Apenas horas decorridas do anúncio da Casa Branca, feita em pessoa pelo presidente dos Estados Unidos, também candidato declarado às próximas eleições, resta a dificuldade de mensurar o efeito e o alcance da notícia na política interna norte-americana. Uma façanha de feição e de musculatura republicana, mas que ao contrário da policy dos falcões foi realizada com cérebro e com discrição.

No plano mundial, esperam-se os desdobramentos políticos da façanha militar americana, da qual a propaganda e a contrapropaganda deverão agir fragorosamente. Em particular nos governos islâmicos não hostis ao Ocidente, bem como nas relações de cooperação que se iniciaram o entre os palestinos de Hamas de outros partidos.

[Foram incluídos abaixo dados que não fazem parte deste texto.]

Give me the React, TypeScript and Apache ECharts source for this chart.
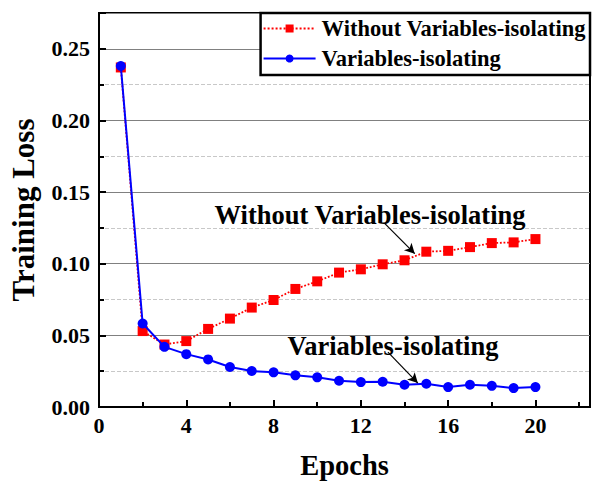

Diante da rigidez do fundamentalismo religioso que ainda alimenta substancial parte da cultura norte-americana, que celebra o acontecimento como retalhação inevitável, pelos órfãos do terrorismo e pela honra da nação, não muito distante do fanatismo suicida dos soldados de Bin Laden, resta sempre a palavra eterna de Gandi: "Se os povos aplicarem a lei do olho por olho, a únca coisa que ocorrerá é que todos acabarão cegos."

Jorge Fontoura, professor titular do Instituto Rio Branco, é presidente do Tribunal Permanente de Revisão do Mercosul.